= Written exercise =
Pull out every line with the word "this" from the entries below.

▬▬▬▬▬▬

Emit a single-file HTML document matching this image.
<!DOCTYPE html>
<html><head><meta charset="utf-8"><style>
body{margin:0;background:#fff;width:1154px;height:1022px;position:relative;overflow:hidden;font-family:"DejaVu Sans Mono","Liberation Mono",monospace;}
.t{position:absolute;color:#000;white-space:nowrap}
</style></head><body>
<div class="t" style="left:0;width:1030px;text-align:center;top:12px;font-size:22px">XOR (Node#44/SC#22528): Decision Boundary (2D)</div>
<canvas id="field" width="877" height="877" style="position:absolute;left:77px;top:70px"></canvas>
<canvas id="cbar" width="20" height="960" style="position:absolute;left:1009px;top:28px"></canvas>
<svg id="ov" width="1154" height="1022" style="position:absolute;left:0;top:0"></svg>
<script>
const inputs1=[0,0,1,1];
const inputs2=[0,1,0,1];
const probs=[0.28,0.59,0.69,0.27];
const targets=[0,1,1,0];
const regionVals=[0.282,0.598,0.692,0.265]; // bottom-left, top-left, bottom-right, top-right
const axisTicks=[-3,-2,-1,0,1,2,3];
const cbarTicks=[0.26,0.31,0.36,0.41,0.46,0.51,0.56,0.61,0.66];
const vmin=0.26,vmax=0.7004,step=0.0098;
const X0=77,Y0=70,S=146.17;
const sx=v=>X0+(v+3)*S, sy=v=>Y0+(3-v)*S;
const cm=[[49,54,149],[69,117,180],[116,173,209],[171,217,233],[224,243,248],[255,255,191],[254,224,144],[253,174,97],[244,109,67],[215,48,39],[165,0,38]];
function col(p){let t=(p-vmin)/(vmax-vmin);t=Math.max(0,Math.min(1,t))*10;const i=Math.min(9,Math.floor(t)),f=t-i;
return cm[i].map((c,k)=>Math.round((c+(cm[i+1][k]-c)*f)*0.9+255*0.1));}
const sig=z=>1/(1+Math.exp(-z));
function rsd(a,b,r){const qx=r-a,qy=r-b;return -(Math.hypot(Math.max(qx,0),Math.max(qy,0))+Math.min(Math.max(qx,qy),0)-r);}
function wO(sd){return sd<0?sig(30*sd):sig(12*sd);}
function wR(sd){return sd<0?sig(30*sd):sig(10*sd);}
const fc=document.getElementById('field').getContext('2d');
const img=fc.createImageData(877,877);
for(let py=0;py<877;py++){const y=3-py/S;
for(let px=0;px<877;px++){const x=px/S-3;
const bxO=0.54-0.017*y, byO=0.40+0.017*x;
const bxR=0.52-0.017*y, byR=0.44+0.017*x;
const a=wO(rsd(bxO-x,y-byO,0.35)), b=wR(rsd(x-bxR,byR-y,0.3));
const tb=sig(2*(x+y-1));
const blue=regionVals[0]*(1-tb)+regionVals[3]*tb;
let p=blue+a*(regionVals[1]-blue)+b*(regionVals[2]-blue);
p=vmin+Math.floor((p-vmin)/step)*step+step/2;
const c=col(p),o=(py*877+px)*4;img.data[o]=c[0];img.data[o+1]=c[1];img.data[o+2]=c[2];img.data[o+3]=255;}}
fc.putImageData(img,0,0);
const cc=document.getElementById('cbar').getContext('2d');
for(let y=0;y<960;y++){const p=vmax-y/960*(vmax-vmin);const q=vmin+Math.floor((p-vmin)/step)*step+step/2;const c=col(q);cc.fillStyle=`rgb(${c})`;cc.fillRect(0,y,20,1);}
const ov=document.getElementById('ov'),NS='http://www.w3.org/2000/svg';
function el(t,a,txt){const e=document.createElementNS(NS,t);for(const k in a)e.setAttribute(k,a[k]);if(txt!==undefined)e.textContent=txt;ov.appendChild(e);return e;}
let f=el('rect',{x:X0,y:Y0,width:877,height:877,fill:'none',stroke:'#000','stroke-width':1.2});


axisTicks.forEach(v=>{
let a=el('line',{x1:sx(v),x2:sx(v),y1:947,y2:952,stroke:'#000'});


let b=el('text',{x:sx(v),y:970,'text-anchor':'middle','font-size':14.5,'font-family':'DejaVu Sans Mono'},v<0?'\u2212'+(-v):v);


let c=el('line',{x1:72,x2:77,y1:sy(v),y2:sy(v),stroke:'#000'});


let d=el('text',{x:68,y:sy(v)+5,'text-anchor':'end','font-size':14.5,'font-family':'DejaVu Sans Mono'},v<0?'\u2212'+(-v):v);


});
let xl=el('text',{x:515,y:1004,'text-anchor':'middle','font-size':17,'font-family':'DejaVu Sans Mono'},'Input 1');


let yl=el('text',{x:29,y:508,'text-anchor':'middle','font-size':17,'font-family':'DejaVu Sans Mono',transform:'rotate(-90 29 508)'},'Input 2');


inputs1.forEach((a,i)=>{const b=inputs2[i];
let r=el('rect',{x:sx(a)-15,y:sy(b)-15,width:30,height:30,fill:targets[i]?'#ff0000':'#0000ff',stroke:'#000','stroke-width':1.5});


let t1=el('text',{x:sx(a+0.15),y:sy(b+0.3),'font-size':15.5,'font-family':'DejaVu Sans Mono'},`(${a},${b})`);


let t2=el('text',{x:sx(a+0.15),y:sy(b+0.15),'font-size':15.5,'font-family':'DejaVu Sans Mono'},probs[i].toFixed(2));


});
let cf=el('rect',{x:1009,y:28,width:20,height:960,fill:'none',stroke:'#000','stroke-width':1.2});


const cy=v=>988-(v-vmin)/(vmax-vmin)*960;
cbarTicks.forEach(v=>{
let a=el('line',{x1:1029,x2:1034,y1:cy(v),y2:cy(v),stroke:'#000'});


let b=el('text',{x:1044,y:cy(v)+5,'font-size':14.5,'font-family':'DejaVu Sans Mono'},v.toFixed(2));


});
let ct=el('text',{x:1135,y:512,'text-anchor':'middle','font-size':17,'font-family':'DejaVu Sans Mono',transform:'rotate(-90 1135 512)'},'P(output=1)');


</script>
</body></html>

▬▬▬▬▬▬

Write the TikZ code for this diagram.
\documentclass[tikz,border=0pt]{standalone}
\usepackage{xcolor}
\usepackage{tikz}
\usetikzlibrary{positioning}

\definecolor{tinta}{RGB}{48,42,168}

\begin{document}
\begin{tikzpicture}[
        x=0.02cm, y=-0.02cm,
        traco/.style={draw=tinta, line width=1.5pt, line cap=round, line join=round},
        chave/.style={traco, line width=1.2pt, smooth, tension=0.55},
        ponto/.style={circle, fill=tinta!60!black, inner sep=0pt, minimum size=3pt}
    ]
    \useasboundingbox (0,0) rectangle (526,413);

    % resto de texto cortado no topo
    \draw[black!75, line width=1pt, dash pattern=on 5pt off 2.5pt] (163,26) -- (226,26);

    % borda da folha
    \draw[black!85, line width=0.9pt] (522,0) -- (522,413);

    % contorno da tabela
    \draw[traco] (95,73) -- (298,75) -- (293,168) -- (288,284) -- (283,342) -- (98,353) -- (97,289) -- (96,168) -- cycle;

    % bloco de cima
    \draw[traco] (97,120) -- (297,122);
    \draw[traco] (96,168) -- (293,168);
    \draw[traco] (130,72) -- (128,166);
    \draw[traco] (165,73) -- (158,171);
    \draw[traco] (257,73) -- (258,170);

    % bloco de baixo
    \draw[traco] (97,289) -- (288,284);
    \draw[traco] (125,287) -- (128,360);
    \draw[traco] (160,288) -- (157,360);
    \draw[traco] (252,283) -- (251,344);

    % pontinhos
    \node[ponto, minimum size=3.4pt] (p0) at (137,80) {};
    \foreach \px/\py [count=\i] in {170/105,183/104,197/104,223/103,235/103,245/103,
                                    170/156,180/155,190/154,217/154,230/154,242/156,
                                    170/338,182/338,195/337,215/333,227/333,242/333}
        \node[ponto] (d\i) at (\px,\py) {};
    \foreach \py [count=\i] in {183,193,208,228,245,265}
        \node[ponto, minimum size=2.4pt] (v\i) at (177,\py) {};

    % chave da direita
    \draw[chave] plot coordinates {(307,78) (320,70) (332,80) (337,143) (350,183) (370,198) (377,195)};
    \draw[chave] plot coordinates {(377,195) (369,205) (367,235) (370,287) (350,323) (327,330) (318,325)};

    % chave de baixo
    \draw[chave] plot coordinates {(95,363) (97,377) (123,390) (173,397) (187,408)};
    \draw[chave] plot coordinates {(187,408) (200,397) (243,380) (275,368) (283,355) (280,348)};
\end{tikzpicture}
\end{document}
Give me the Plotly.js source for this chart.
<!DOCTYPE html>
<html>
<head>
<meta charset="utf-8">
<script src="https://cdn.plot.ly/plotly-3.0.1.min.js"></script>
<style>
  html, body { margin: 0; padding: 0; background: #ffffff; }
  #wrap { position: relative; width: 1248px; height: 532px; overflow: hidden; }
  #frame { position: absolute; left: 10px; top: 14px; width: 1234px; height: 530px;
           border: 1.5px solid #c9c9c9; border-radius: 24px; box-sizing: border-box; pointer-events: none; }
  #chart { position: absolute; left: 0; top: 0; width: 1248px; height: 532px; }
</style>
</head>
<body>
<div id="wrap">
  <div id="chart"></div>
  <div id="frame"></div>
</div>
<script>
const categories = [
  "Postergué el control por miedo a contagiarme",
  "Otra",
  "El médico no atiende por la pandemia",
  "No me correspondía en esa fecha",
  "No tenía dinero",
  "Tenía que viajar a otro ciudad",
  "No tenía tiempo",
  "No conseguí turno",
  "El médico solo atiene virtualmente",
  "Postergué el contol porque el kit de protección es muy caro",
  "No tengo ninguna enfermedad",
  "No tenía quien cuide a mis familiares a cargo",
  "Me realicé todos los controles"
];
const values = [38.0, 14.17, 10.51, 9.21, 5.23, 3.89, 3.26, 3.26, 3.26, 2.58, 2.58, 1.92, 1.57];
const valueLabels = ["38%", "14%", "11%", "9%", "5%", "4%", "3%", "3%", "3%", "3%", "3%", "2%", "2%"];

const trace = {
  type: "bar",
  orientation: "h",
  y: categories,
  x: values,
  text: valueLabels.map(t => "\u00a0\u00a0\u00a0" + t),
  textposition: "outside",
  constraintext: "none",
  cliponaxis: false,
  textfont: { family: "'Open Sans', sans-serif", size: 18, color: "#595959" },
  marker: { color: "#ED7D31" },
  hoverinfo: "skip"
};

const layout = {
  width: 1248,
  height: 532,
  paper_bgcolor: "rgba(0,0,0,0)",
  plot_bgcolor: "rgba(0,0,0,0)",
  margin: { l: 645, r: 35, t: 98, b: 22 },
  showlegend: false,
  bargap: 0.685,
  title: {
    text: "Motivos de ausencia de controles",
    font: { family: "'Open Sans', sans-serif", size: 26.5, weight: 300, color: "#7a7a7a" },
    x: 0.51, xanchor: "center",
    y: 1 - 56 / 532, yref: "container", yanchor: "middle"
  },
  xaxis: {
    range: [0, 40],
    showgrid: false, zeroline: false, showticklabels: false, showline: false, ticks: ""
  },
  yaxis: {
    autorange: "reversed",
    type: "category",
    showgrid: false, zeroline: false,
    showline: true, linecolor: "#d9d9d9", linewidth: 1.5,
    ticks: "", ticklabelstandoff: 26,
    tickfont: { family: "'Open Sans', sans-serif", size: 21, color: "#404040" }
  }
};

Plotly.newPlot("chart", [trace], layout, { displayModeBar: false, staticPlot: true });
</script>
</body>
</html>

▬▬▬▬▬▬

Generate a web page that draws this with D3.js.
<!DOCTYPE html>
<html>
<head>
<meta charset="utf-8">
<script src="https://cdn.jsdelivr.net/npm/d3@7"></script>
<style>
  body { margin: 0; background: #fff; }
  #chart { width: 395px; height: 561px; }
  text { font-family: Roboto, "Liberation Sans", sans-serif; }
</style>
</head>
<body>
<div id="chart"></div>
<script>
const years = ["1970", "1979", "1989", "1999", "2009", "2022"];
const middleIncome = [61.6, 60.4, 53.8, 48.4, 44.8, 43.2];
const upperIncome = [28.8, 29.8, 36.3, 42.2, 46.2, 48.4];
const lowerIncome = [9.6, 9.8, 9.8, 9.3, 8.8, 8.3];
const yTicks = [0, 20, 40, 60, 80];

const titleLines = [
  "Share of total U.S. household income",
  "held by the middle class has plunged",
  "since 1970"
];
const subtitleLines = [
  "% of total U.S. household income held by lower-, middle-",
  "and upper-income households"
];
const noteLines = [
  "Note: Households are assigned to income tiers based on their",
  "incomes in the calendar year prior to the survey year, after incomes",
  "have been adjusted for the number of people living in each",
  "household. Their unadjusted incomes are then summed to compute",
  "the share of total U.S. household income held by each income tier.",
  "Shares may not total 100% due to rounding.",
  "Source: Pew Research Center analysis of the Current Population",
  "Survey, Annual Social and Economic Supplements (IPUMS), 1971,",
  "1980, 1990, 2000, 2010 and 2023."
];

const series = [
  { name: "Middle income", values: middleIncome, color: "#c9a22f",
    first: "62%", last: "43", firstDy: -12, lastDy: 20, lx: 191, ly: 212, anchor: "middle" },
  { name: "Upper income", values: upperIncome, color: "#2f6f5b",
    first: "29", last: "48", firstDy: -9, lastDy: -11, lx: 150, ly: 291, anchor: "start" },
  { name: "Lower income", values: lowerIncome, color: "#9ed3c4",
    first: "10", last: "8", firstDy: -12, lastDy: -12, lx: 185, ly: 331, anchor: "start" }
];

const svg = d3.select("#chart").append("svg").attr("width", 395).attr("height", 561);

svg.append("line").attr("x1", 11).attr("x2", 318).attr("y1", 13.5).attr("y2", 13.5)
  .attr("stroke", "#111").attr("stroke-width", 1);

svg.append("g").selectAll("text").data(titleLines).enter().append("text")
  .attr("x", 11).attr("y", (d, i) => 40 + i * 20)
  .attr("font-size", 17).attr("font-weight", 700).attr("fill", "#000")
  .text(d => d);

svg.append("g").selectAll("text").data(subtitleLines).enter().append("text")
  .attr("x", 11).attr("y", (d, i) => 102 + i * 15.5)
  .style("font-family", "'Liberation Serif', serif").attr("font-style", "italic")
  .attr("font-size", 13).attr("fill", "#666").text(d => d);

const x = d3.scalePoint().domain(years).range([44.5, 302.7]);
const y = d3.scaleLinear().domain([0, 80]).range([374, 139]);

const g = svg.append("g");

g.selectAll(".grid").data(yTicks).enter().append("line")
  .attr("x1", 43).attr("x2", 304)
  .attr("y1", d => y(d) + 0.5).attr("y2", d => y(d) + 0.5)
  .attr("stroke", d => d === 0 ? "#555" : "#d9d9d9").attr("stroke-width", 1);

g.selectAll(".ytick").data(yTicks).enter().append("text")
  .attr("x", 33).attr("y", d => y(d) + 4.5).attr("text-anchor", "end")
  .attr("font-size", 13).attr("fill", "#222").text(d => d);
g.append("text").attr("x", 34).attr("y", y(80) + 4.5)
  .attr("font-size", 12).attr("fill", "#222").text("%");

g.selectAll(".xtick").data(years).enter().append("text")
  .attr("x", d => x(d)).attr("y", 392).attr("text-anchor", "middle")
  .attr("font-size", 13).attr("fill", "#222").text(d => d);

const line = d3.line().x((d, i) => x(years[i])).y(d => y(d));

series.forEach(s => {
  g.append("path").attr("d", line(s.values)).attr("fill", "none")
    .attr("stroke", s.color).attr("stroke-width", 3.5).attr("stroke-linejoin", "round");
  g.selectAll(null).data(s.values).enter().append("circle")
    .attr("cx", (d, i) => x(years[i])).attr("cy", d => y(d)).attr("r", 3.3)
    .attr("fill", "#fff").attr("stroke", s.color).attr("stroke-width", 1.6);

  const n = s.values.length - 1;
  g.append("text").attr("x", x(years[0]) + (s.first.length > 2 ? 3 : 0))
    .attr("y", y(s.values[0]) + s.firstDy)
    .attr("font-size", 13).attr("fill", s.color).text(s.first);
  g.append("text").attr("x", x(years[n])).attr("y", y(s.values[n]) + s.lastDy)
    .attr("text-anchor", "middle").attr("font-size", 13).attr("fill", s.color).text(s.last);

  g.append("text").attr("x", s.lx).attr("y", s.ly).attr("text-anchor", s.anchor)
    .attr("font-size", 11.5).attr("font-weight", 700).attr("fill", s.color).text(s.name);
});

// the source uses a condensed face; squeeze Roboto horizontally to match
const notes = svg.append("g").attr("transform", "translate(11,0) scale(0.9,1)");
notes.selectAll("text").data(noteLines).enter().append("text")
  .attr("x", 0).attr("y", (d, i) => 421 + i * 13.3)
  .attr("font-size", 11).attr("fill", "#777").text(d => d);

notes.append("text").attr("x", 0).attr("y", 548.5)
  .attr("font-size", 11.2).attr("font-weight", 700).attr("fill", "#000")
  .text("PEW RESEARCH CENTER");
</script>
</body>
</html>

▬▬▬▬▬▬

= Result of the task =
Emit a single-file HTML document matching this image.
Write the TikZ code for this diagram.
Give me the Plotly.js source for this chart.
Generate a web page that draws this with D3.js.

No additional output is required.